On 24 February 2022, Putin declared a “special military operation” in Ukraine. Troops entered and missiles were fired across the country, including the capital Kyiv. Putin claimed without evidence Russia was acting in ‘self-defence’ and to fight “persecution” inside Ukraine.

The course of the war:

Ukraine’s defence, bolstered by Western supplies, has been stronger than many expected. Russia has also made a number of strategic blunders and nearly 200,000 of its soldiers have been killed or wounded in the past year. Though it initially aimed to capture the whole country, Russia has narrowed its focus to eastern Ukraine, though it still fires missiles across the country. There is widely-documented evidence Russia’s attacks have targeted civilians, though Russia denies this. The UN has verified over 8,000 civilian deaths, although it says “the true number is likely to be substantially higher”.

The road ahead:

There is no sign yet of a negotiated peace between Russia and Ukraine. In fact, talks have broken down altogether. Russia has not shown any sign of abandoning its objectives and Ukrainian President Volodymyr Zelenskyy has suggested he wants to win back Crimea.

A wider war?:

There are fears the war could spread to other countries. Belarus, a Russian ally, has threatened to enter the war if ‘provoked’ by Ukraine.

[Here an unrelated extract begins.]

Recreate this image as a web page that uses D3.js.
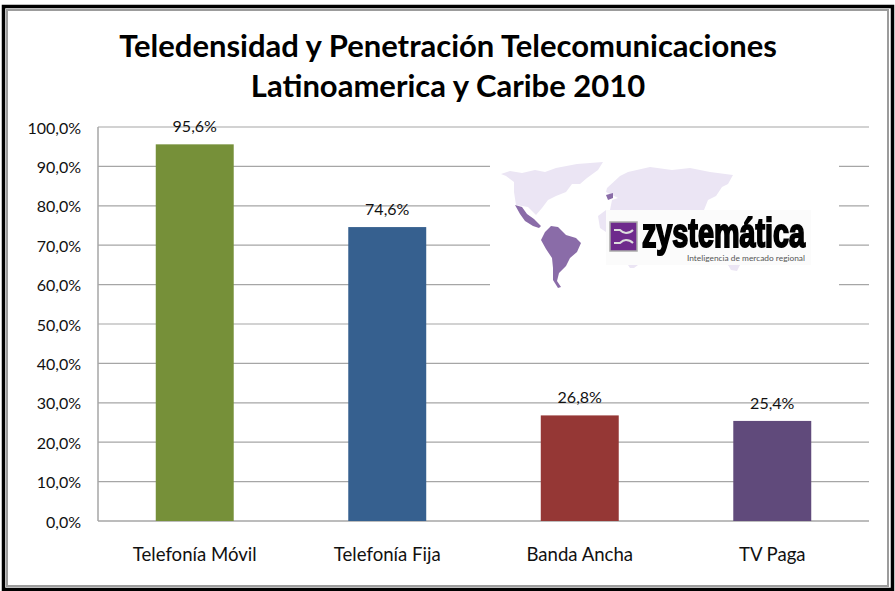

Moldova, which shares a border with Ukraine, has expressed fears it is “next” in Russia’s sights. Russia has also repeatedly threatened to use nuclear weapons and accused Ukraine’s Western allies of effectively declaring war by supplying Ukraine with weapons. NATO members have signed an agreement that includes ‘collective defence’, committing them to treat an attack on one NATO member as an attack on all of them. U.S. President Joe Biden has previously called this a ‘sacred obligation’.

Global context:

As well as supplying weapons, the U.S. has led a push to impose sanctions (financial penalties) on Russia in the past year. Australia, Canada, the UK, the European Union, New Zealand, Japan, South Korea and Singapore have all joined in imposing sanctions. Other countries have been reluctant to directly condemn the war, including India and China. China has friendly ties with Russia and there are growing fears it may decide to supply Russia with weapons.